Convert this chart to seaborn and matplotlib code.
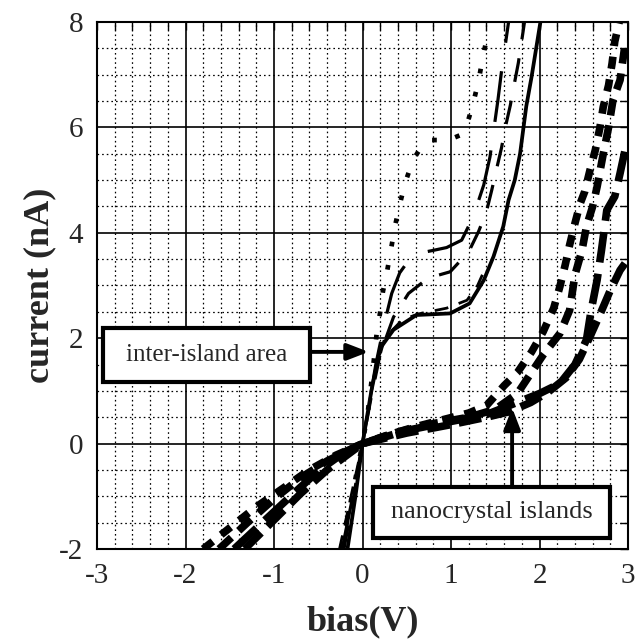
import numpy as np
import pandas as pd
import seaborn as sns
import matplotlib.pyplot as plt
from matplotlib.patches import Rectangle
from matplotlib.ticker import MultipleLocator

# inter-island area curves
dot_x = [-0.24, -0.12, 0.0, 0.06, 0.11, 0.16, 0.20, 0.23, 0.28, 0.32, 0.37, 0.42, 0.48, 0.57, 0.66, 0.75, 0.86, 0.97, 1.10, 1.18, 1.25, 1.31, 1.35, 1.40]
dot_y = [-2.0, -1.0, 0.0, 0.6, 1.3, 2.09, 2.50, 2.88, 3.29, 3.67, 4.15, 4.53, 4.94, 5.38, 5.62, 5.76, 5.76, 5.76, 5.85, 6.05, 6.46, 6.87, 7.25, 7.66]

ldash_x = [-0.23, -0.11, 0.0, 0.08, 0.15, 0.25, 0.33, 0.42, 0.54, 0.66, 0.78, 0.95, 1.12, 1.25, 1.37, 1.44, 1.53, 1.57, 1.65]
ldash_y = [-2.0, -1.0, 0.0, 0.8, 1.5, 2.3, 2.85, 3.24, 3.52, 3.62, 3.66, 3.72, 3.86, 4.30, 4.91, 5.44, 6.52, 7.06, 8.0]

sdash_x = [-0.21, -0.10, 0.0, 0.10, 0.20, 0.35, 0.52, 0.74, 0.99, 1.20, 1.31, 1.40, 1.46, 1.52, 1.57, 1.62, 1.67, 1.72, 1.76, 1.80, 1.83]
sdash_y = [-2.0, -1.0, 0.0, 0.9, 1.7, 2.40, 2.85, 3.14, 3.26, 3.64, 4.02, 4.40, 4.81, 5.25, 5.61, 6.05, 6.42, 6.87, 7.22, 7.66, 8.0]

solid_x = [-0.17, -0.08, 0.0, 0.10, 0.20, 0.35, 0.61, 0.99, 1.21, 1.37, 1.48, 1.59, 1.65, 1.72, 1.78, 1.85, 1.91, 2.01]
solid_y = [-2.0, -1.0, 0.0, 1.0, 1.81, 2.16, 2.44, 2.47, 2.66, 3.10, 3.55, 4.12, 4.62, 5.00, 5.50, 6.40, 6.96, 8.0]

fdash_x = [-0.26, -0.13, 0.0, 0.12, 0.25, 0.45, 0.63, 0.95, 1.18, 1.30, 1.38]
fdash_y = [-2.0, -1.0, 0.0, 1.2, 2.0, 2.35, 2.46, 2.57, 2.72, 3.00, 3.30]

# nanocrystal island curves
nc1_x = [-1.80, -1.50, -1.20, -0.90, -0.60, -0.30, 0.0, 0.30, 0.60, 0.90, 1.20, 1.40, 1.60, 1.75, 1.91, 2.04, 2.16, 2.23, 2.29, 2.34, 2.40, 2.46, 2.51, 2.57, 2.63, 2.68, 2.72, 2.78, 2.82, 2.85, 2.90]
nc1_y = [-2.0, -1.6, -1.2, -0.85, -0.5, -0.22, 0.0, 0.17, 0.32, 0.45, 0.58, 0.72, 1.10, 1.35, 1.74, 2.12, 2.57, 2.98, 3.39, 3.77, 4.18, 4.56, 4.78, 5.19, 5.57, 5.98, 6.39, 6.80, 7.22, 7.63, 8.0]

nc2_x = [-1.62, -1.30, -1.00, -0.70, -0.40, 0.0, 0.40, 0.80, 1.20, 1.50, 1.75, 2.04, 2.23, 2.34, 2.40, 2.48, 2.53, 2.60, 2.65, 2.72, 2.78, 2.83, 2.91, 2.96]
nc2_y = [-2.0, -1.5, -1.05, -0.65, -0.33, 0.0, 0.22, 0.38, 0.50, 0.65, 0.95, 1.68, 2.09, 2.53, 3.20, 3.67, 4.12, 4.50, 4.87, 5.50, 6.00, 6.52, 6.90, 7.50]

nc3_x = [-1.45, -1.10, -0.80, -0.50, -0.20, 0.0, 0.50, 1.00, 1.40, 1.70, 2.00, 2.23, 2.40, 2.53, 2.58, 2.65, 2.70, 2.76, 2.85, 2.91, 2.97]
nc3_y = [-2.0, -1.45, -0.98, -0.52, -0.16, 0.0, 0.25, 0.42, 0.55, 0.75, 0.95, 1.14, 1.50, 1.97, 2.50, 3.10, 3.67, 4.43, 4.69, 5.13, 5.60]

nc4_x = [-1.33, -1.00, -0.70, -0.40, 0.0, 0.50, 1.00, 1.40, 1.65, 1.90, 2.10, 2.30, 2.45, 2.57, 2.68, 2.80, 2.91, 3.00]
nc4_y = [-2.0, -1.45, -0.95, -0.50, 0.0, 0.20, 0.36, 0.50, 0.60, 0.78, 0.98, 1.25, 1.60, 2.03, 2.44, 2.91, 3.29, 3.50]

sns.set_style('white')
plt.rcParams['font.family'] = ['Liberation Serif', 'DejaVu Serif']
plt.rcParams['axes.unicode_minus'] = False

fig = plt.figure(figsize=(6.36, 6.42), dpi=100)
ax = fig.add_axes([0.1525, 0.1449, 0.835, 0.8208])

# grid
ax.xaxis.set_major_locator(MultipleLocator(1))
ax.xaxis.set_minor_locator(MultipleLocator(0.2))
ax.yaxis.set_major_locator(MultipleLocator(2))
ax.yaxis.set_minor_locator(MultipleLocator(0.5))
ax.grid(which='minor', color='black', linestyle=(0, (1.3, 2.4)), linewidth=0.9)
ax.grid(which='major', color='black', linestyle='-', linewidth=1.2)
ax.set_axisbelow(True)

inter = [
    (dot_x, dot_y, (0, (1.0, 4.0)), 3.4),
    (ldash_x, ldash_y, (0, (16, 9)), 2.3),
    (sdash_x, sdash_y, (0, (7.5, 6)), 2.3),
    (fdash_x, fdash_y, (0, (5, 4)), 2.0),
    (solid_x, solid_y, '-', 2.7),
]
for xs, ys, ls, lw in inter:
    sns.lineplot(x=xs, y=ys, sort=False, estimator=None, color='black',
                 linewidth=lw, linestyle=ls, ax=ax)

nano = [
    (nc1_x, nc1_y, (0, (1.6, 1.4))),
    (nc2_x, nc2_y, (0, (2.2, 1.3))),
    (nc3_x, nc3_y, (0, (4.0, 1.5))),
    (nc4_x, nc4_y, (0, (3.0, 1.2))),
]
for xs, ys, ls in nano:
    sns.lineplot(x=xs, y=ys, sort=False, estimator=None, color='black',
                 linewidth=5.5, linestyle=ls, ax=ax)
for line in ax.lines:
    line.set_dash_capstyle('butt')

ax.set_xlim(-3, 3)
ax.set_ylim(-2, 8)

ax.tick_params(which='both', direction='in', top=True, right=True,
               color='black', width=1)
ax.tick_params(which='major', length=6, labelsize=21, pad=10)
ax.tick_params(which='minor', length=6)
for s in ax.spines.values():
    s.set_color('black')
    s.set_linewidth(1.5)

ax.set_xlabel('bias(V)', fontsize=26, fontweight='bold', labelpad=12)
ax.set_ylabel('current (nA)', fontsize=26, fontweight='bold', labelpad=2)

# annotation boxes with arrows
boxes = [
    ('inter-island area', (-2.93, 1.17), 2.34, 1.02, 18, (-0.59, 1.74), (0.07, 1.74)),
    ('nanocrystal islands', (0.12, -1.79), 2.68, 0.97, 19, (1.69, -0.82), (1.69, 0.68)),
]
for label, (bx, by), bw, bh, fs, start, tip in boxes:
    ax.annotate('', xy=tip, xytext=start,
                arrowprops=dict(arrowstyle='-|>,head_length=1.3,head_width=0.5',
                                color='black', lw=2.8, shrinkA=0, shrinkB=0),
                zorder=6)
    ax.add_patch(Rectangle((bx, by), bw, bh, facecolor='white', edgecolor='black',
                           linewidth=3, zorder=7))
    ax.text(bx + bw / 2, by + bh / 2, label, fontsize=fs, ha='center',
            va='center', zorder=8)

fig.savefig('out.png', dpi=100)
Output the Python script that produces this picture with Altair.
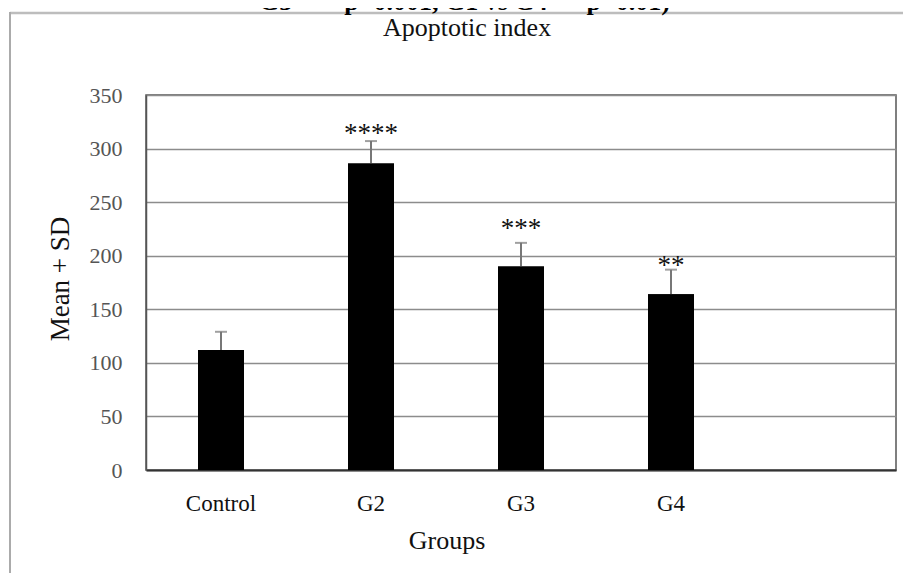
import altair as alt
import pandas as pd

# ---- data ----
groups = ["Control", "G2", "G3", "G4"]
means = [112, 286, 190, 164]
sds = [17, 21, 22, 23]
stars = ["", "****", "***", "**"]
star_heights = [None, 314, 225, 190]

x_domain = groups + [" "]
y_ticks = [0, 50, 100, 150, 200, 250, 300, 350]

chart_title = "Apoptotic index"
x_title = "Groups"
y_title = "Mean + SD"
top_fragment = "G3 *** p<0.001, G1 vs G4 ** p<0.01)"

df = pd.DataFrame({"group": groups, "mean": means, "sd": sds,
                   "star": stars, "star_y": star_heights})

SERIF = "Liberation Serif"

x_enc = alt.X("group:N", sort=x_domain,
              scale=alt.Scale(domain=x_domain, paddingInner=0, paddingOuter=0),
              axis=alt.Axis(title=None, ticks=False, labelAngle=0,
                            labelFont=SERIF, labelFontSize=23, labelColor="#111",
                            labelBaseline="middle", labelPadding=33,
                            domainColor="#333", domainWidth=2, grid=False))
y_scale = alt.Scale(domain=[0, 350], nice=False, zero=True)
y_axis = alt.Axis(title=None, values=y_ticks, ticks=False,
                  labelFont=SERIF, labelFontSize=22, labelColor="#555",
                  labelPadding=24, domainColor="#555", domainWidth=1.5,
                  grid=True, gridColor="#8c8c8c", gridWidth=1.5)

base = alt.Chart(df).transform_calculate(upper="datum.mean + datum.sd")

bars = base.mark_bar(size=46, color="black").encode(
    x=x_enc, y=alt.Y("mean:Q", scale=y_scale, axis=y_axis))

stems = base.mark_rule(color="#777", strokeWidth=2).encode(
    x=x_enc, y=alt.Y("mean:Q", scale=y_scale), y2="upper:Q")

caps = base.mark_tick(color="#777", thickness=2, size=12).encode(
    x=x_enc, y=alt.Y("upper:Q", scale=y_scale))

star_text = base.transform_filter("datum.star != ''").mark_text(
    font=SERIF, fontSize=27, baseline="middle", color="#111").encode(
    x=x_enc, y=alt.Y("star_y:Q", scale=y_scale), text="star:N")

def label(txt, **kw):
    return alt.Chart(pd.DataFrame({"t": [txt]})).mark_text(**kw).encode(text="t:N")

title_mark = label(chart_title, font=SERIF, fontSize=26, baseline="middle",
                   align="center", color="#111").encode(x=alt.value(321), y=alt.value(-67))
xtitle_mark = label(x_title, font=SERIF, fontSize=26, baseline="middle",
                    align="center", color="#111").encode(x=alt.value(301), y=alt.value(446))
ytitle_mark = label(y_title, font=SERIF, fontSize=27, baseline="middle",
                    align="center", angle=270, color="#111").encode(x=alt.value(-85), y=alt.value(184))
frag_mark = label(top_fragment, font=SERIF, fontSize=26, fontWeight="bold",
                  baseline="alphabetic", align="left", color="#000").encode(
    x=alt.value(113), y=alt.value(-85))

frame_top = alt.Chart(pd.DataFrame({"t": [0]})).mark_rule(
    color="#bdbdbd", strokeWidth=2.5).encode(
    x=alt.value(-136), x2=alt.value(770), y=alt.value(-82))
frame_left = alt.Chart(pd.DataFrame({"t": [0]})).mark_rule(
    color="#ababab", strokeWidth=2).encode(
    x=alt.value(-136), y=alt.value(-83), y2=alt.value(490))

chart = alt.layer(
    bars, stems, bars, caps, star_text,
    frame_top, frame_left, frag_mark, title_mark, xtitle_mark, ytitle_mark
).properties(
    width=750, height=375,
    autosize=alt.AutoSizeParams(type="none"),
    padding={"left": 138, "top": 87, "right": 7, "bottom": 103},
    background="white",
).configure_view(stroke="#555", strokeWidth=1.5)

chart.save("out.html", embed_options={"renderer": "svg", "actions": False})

= REQUEST =
Only the lines from the one with "Output the Python" down to the one with "y_ticks = [0, 50, 100, 150, 200, 250, 300, 350]" belong in your copy, both ends included; write them out exactly and skip any pictures.

= SOLUTION =
Output the Python script that produces this picture with Altair.
import altair as alt
import pandas as pd

# ---- data ----
groups = ["Control", "G2", "G3", "G4"]
means = [112, 286, 190, 164]
sds = [17, 21, 22, 23]
stars = ["", "****", "***", "**"]
star_heights = [None, 314, 225, 190]

x_domain = groups + [" "]
y_ticks = [0, 50, 100, 150, 200, 250, 300, 350]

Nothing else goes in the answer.